La Chine fixe plus que jamais le prix des matières premières
18 mai 2010
L'or, qui a encore battu, vendredi 14 mai, un record et dont le cours approche les 1 215 dollars l'once, n'est pas la vedette du rapport Cyclope 2010 (Economica, 800 pages, 115 euros), référence
française dans le domaine des matières premières. Cette année, l'ouvrage est intitulé "La renaissance du Palais d'été" et consacre la prééminence économique de la Chine sur ces marchés.
"Il y a un siècle et demi exactement, deux barbares stigmatisés par Victor Hugo - la France et la Grande-Bretagne - mirent le feu à la civilisation chinoise en incendiant la résidence estivale
des empereurs, commente Philippe Chalmin, professeur associé à l'université Paris-Dauphine, qui a présenté le travail de ses cinquante collaborateurs, mardi 18 mai. Cette humiliation qui a marqué
le début de la décadence chinoise est oubliée : la puissance et la vigueur de son économie ont fait de la Chine l'acteur principal des marchés de matières premières, où les hausses se poursuivent
sous l'effet de sa demande."
La preuve en est que les cours des produits de base qui intéressent peu Pékin sont restés calmes en 2009, tels le blé ou le soja, qui sont toujours deux ou trois fois inférieurs à leur sommet d'une année 2008 de folie.En revanche, le pétrole, le fer ou le cuivre sont toujours agités par une volatilité importante, chutant ou montant en quelques jours de 10 % à 20 % en fonction des spéculations des investisseurs sur la voracité industrielle de l'empire du Milieu ou sur l'efficacité des tours de vis que Pékin donne au crédit pour éviter la formation de bulles spéculatives."Le problème, ajoute M. Chalmin, c'est que la croissance économique mondiale est propulsée seulement par le moteur chinois et qu'ailleurs la croissance est atone, notamment dans les pays industrialisés."Le rapport Cyclope traite également des bouleversements qui affectent les cours du gaz, ceux du fer, et des fluctuations sur celui des changes.
Les perspectives du marché mondial du gaz ont été remises en cause par le développement de nouvelles techniques permettant d'extraire les gaz "non conventionnels" de gisements jusque-là inaccessibles ou trop coûteux à exploiter.

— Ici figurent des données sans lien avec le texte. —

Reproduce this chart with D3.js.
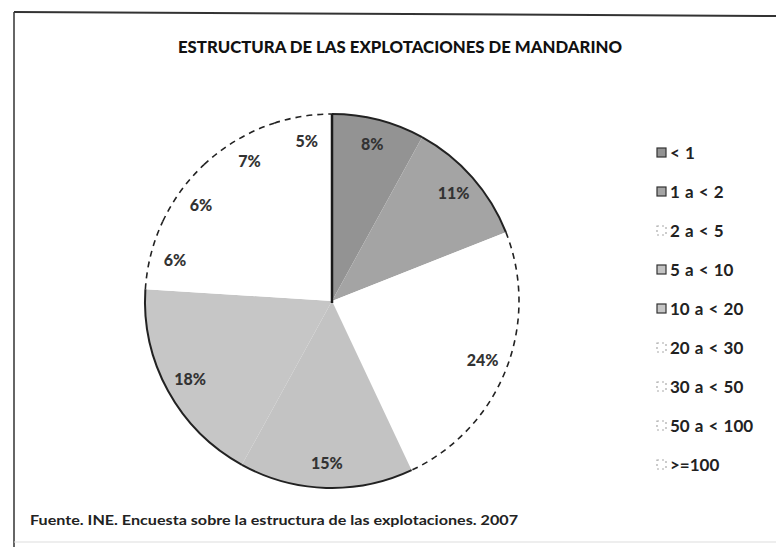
<!DOCTYPE html>
<html>
<head>
<meta charset="utf-8">
<script src="https://cdn.jsdelivr.net/npm/d3@7"></script>
<style>
  html, body { margin: 0; padding: 0; background: #fff; }
  svg { display: block; font-family: Lato, "Open Sans", sans-serif; }
</style>
</head>
<body>
<div id="chart"></div>
<script>
// Size classes (ha) and share of holdings, clockwise from 12 o'clock
const categories = ['< 1', '1 a < 2', '2 a < 5', '5 a <  10', '10 a < 20', '20 a < 30', '30 a < 50', '50 a < 100', '>=100'];
const shares     = [8, 11, 24, 15, 18, 6, 6, 7, 5];
const shareLabels = shares.map(d => d + '%');

const TITLE  = 'ESTRUCTURA DE LAS EXPLOTACIONES DE MANDARINO';
const SOURCE = 'Fuente. INE. Encuesta sobre la estructura de las explotaciones. 2007';

const W = 776, H = 547;
const CX = 332, CY = 301, R = 187;
const WHITE = '#ffffff';

const color = d3.scaleOrdinal()
  .domain(categories)
  .range(['#939393', '#a4a4a4', WHITE, '#c3c3c3', '#c6c6c6', WHITE, WHITE, WHITE, WHITE]);

const svg = d3.select('#chart').append('svg')
  .attr('width', W).attr('height', H);

// Scanned frame
svg.append('line').attr('x1', 14).attr('y1', 12).attr('x2', W).attr('y2', 16)
  .attr('stroke', '#333').attr('stroke-width', 2);
svg.append('line').attr('x1', 14).attr('y1', 12).attr('x2', 14).attr('y2', H)
  .attr('stroke', '#333').attr('stroke-width', 1.5);
svg.append('line').attr('x1', 14).attr('y1', 542).attr('x2', W).attr('y2', 542)
  .attr('stroke', '#ddd').attr('stroke-width', 1);

// Title
svg.append('text')
  .attr('x', 400).attr('y', 53)
  .attr('text-anchor', 'middle')
  .attr('font-size', 16).attr('font-weight', 900).attr('fill', '#111')
  .attr('textLength', 444).attr('lengthAdjust', 'spacingAndGlyphs')
  .text(TITLE);

// Pie
const data = categories.map((c, i) => ({ cat: c, value: shares[i], label: shareLabels[i] }));
const pie = d3.pie().value(d => d.value).sort(null);
const arcs = pie(data);
const arc = d3.arc().innerRadius(0).outerRadius(R);
const labelArc = d3.arc().innerRadius(162).outerRadius(162);

// outer edge only, no return stroke
function rimPath(d) {
  const p = d3.path();
  p.arc(0, 0, R, d.startAngle - Math.PI / 2, d.endAngle - Math.PI / 2);
  return p.toString();
}

const g = svg.append('g').attr('transform', `translate(${CX},${CY})`);

g.selectAll('path.slice')
  .data(arcs)
  .join('path')
  .attr('class', 'slice')
  .attr('d', arc)
  .attr('fill', d => color(d.data.cat));

// Outer rim: solid on grey slices, dashed on white ones
g.selectAll('path.rim')
  .data(arcs)
  .join('path')
  .attr('class', 'rim')
  .attr('d', rimPath)
  .attr('fill', 'none')
  .attr('stroke', '#222')
  .attr('stroke-width', d => color(d.data.cat) === WHITE ? 1.6 : 2)
  .attr('stroke-dasharray', d => color(d.data.cat) === WHITE ? '6 5' : null);

// Radius at 12 o'clock
g.append('line')
  .attr('x1', 0).attr('y1', -R).attr('x2', 0).attr('y2', 2)
  .attr('stroke', '#1a1a1a').attr('stroke-width', 2.5);

g.selectAll('text.pct')
  .data(arcs)
  .join('text')
  .attr('class', 'pct')
  .attr('transform', d => `translate(${labelArc.centroid(d)})`)
  .attr('text-anchor', 'middle')
  .attr('dy', '0.35em')
  .attr('font-size', 16).attr('font-weight', 900).attr('fill', '#333')
  .text(d => d.data.label);

// Legend
const y = d3.scalePoint().domain(categories).range([153, 465]);
const leg = svg.append('g');
const item = leg.selectAll('g').data(categories).join('g')
  .attr('transform', d => `translate(657,${y(d)})`);

item.append('rect')
  .attr('x', 0).attr('y', -5).attr('width', 9).attr('height', 9)
  .attr('fill', d => color(d))
  .attr('stroke', d => color(d) === WHITE ? '#aaa' : '#333')
  .attr('stroke-dasharray', d => color(d) === WHITE ? '2 3' : null)
  .attr('stroke-width', 1.2);

item.append('text')
  .attr('x', 13).attr('dy', '0.35em')
  .attr('font-size', 17).attr('font-weight', 700).attr('fill', '#222')
  .attr('word-spacing', 1)
  .text(d => d);

// Source note
svg.append('text')
  .attr('x', 30).attr('y', 525)
  .attr('font-size', 14).attr('font-weight', 700).attr('fill', '#222')
  .attr('textLength', 488).attr('lengthAdjust', 'spacingAndGlyphs')
  .text(SOURCE);
</script>
</body>
</html>
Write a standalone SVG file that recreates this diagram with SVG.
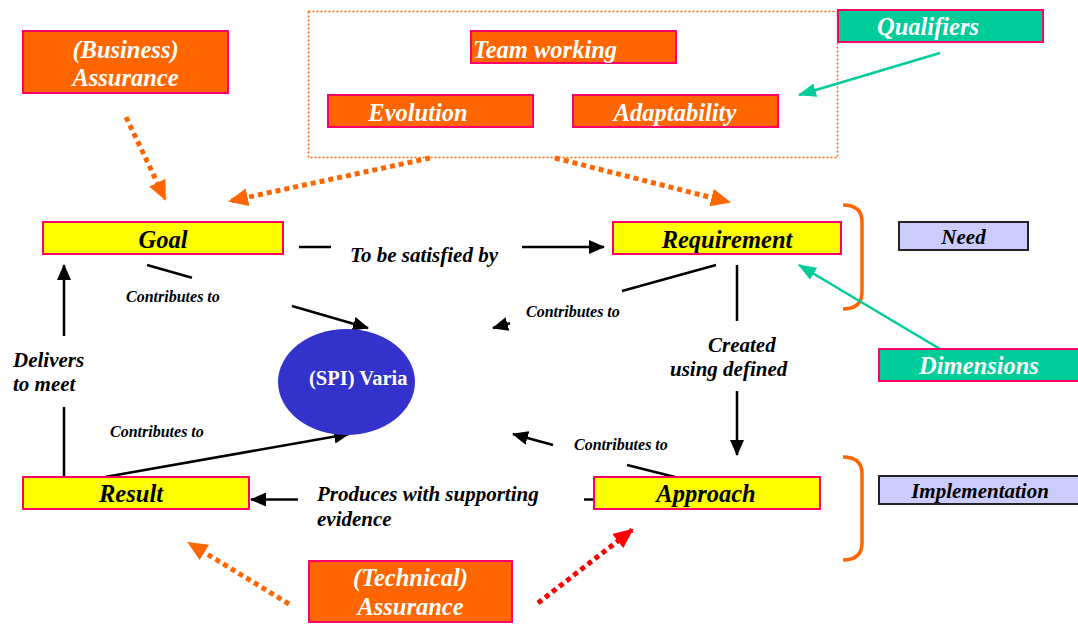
<svg xmlns="http://www.w3.org/2000/svg" width="1078" height="624" viewBox="0 0 1078 624">
  <style>
    .lbl { font-family: "Liberation Serif", "Times New Roman", serif; font-weight: bold; font-style: italic; }
    .big { font-size: 24.5px; }
    .mid { font-size: 21px; }
    .sm { font-size: 16px; }
    .w { fill: #ffffff; }
    .k { fill: #000000; }
    .orange { fill: #ff6600; stroke: #ff0066; stroke-width: 2; }
    .yellow { fill: #ffff00; stroke: #ff0066; stroke-width: 2; }
    .teal { fill: #00cc99; stroke: #ff0066; stroke-width: 2; }
    .lav { fill: #ccccff; stroke: #222222; stroke-width: 2; }
    .conn { fill: none; stroke: #000000; stroke-width: 2.5; marker-end: url(#ah); }
    .plain { fill: none; stroke: #000000; stroke-width: 2.5; }
    .tealc { fill: none; stroke: #00cc99; stroke-width: 2.5; marker-end: url(#aht); }
    .dotO { fill: none; stroke: #ff6600; stroke-width: 5; stroke-dasharray: 5 4; marker-end: url(#aho); }
    .dotR { fill: none; stroke: #ff0000; stroke-width: 5; stroke-dasharray: 5 4; marker-end: url(#ahr); }
    .brace { fill: none; stroke: #ff6600; stroke-width: 3.5; }
  </style>
  <defs>
    <marker id="ah" markerUnits="userSpaceOnUse" markerWidth="16" markerHeight="14" refX="15" refY="7" orient="auto">
      <path d="M0,0 L16,7 L0,14 z" fill="#000000"/>
    </marker>
    <marker id="aht" markerUnits="userSpaceOnUse" markerWidth="18" markerHeight="14" refX="17" refY="7" orient="auto">
      <path d="M0,0 L18,7 L0,14 z" fill="#00cc99"/>
    </marker>
    <marker id="aho" markerUnits="userSpaceOnUse" markerWidth="20" markerHeight="18" refX="18" refY="9" orient="auto">
      <path d="M0,0 L20,9 L0,18 z" fill="#ff6600"/>
    </marker>
    <marker id="ahr" markerUnits="userSpaceOnUse" markerWidth="20" markerHeight="18" refX="18" refY="9" orient="auto">
      <path d="M0,0 L20,9 L0,18 z" fill="#ff0000"/>
    </marker>
    <clipPath id="spiClip">
      <ellipse cx="346.5" cy="382" rx="68.5" ry="53"/>
    </clipPath>
  </defs>
  <rect x="0" y="0" width="1078" height="624" fill="#ffffff"/>

  <!-- qualifier container -->
  <rect id="qualifier-group" x="308.5" y="11.5" width="529" height="146" fill="none" stroke="#ff6600" stroke-width="1.5" stroke-dasharray="2 2"/>

  <!-- braces -->
  <g id="braces">
    <path class="brace" d="M843,205 Q862,205 862,222 L862,292 Q862,309 843,309"/>
    <path class="brace" d="M843,457 Q862,457 862,474 L862,543 Q862,560 843,560"/>
  </g>

  <g id="connectors">
    <!-- Goal -> Requirement -->
    <path class="conn" d="M299,247 L331,247 M522,247 L604,247"/>
    <!-- Goal contributes to SPI -->
    <path class="conn" d="M147,265 L192,277.8 M292,306 L368,328"/>
    <!-- Requirement contributes to SPI -->
    <path class="conn" d="M716,265 L622,291 M510,323.3 L493,328"/>
    <!-- Requirement -> Approach -->
    <path class="conn" d="M737,265 L737,321 M737,391 L737,455"/>
    <!-- Approach contributes to SPI -->
    <path class="conn" d="M675,477 L627,465 M553,445 L513,434"/>
    <!-- Approach -> Result -->
    <path class="plain" d="M584,499.5 L594,499.5"/>
    <path class="conn" d="M298,499.5 L251,499.5"/>
    <!-- Result -> Goal -->
    <path class="conn" d="M64,477 L64,407 M64,336 L64,265"/>
    <!-- Result contributes to SPI -->
    <path class="conn" d="M105,477 L349,434"/>
    <!-- qualifiers / dimensions -->
    <path class="tealc" d="M940,53 L799,95"/>
    <path class="tealc" d="M940,349 L799,265"/>
    <!-- assurance arrows -->
    <path class="dotO" d="M126,117 L165,199"/>
    <path class="dotO" d="M430,158 L230,201"/>
    <path class="dotO" d="M555,158 L729,202"/>
    <path class="dotO" d="M289,604 L189,543"/>
    <path class="dotR" d="M538,603 L632,530"/>
  </g>

  <g id="business-assurance">
    <rect class="orange" x="23" y="31" width="205" height="62"/>
    <text class="lbl big w" x="125.5" y="58" text-anchor="middle">(Business)</text>
    <text class="lbl big w" x="125.5" y="86" text-anchor="middle">Assurance</text>
  </g>
  <g id="team-working">
    <rect class="orange" x="471" y="31" width="205" height="32"/>
    <text class="lbl big w" x="473" y="58">Team working</text>
  </g>
  <g id="evolution">
    <rect class="orange" x="328" y="95" width="205" height="32"/>
    <text class="lbl big w" x="418" y="121" text-anchor="middle">Evolution</text>
  </g>
  <g id="adaptability">
    <rect class="orange" x="573" y="95" width="205" height="32"/>
    <text class="lbl big w" x="675" y="121" text-anchor="middle">Adaptability</text>
  </g>
  <g id="qualifiers">
    <rect class="teal" x="838" y="10" width="205" height="32"/>
    <text class="lbl big w" x="928" y="35" text-anchor="middle">Qualifiers</text>
  </g>

  <g id="goal">
    <rect class="yellow" x="43" y="222" width="240" height="32"/>
    <text class="lbl big k" x="163" y="248" text-anchor="middle">Goal</text>
  </g>
  <g id="requirement">
    <rect class="yellow" x="613" y="222" width="228" height="32"/>
    <text class="lbl big k" x="727" y="248" text-anchor="middle">Requirement</text>
  </g>
  <g id="approach">
    <rect class="yellow" x="594" y="477" width="226" height="32"/>
    <text class="lbl big k" x="706" y="502" text-anchor="middle">Approach</text>
  </g>
  <g id="result">
    <rect class="yellow" x="23" y="477" width="226" height="32"/>
    <text class="lbl big k" x="131" y="502" text-anchor="middle">Result</text>
  </g>

  <g id="spi-variables">
    <ellipse cx="346.5" cy="382" rx="68.5" ry="53" fill="#3333cc"/>
    <text x="309" y="385" clip-path="url(#spiClip)" font-family="'Liberation Serif', 'Times New Roman', serif" font-weight="bold" font-size="20.5" fill="#ffffff">(SPI) Varia</text>
  </g>

  <g id="need">
    <rect class="lav" x="899" y="222" width="129" height="28"/>
    <text class="lbl mid k" x="963.5" y="244" text-anchor="middle">Need</text>
  </g>
  <g id="implementation">
    <rect class="lav" x="879" y="476" width="200" height="28"/>
    <text class="lbl mid k" x="980" y="498" text-anchor="middle">Implementation</text>
  </g>
  <g id="dimensions">
    <rect class="teal" x="879" y="349" width="201" height="32"/>
    <text class="lbl big w" x="979" y="374" text-anchor="middle">Dimensions</text>
  </g>

  <g id="technical-assurance">
    <rect class="orange" x="309" y="561" width="203" height="61"/>
    <text class="lbl big w" x="410.5" y="586" text-anchor="middle">(Technical)</text>
    <text class="lbl big w" x="410.5" y="615" text-anchor="middle">Assurance</text>
  </g>

  <g id="labels">
    <text class="lbl mid k" x="350" y="262">To be satisfied by</text>
    <text class="lbl sm k" x="126" y="302">Contributes to</text>
    <text class="lbl sm k" x="526" y="317">Contributes to</text>
    <text class="lbl sm k" x="574" y="450">Contributes to</text>
    <text class="lbl sm k" x="110" y="437">Contributes to</text>
    <text class="lbl mid k" x="13" y="367">Delivers</text>
    <text class="lbl mid k" x="13" y="391">to meet</text>
    <text class="lbl mid k" x="708" y="352">Created</text>
    <text class="lbl mid k" x="670" y="376">using defined</text>
    <text class="lbl mid k" x="317" y="501">Produces with supporting</text>
    <text class="lbl mid k" x="317" y="526">evidence</text>
  </g>
</svg>
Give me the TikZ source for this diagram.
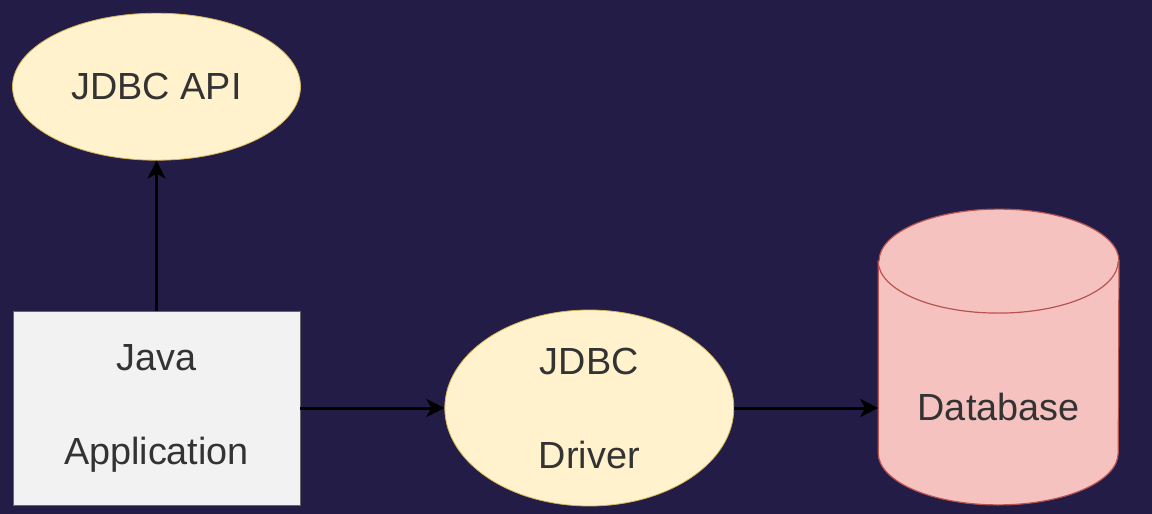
\documentclass[tikz,border=0pt]{standalone}
\usepackage{fontspec}
\setmainfont{Liberation Sans}
\usetikzlibrary{positioning,arrows.meta,shapes.geometric}

\definecolor{bgnavy}{RGB}{34,28,71}
\definecolor{noteyellow}{HTML}{FFF2CC}
\definecolor{noteline}{HTML}{D6B656}
\definecolor{boxgray}{HTML}{F2F2F2}
\definecolor{boxline}{HTML}{666666}
\definecolor{dbred}{HTML}{F5C2C0}
\definecolor{dbline}{HTML}{B85450}
\definecolor{labeltext}{HTML}{333333}

\begin{document}
\begin{tikzpicture}[x=0.5pt, y=-0.5pt,
  every node/.style={text=labeltext, font=\fontsize{18.9}{47}\selectfont, align=center},
  apibubble/.style={draw=noteline, fill=noteyellow, ellipse, inner sep=0pt},
  appbox/.style={draw=boxline, fill=boxgray, rectangle, minimum width=143.5pt, minimum height=97pt, inner sep=0pt},
  dbstore/.style={rectangle, minimum width=120pt, minimum height=147.5pt, inner sep=0pt},
  dbcap/.style={x radius=60pt, y radius=26pt},
  flow/.style={-{Stealth[length=9pt, width=9pt, inset=2.5pt]}, line width=1.5pt, black}]

% Background
\fill[bgnavy] (0,0) rectangle (1152,514);
\useasboundingbox (0,0) rectangle (1152,514);

% Nodes
\node[appbox] (app) at (156.5,408) {Java\\Application};
\node[apibubble, minimum width=144pt, minimum height=73.5pt, above=75pt of app] (api) {JDBC API};
\node[apibubble, minimum width=144.5pt, minimum height=98pt, right=72pt of app] (drv) {JDBC\\Driver};
\node[dbstore, right=72pt of drv, yshift=25.5pt] (db) {};

% Database cylinder
\draw[dbline, fill=dbred, line width=0.6pt]
  ([yshift=-26pt]db.north west) -- ([yshift=26pt]db.south west)
  arc[start angle=180, end angle=360, dbcap]
  -- ([yshift=-26pt]db.north east)
  arc[start angle=0, end angle=180, dbcap] -- cycle;
\draw[dbline, line width=0.6pt] ([yshift=-26pt]db.north west)
  arc[start angle=180, end angle=360, dbcap];
\node at ([yshift=-25pt]db.center) {Database};

% Arrows
\draw[flow] (app) -- (api);
\draw[flow] (app) -- (drv);
\draw[flow] (drv.east) -- (drv.east -| db.west);

\end{tikzpicture}
\end{document}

Il en est résulté un effondrement du prix du gaz naturel aux Etats-Unis, puisqu'à efficacité énergétique égale le gaz y coûte deux fois moins cher que le pétrole. "Par ricochet, cette nouvelle donne affecte même le marché européen et les contrats avec le russe Gazprom et l'algérien Sonatrach, souligne M. Chalmin. Cela prouve que l'on sous-estime toujours les effets des changements technologiques." Les réserves d'hydrocarbures seront-elles épuisables plus tard qu'on ne le croit ?
Le fer connaît depuis quelques mois une révolution. A l'évidence, le système de négociations annuelles entre les groupes miniers Vale, BHP Billiton et Rio Tinto, d'un côté, et les sidérurgistes chinois, japonais ou européens, de l'autre, a vécu, les premiers estimant qu'avec ce système le prix du minerai ne progressait pas au rythme du marché au comptant. Selon M. Chalmin, "désormais, c'est le fer qui devient directeur pour l'acier ou les ferrailles, et les négociations commerciales vont se multiplier en aval avec le secteur automobile ou immobilier".
On croyait que les cours des matières premières montaient quand le dollar baissait, les investisseurs cherchant à se prémunir contre cette dévalorisation. Mais la remontée du billet vert et le recul de l'euro n'ont pas enrayé l'appréciation des prix et il faut réviser cet axiome. "Cela veut dire, conclut M. Chalmin, qu'avant de chercher à stabiliser les cours de tel ou tel produit il vaudrait mieux se préoccuper de stabiliser le marché des changes et réformer un système monétaire international qui ne fonctionne pas." Là encore, la Chine fera inévitablement partie de la solution.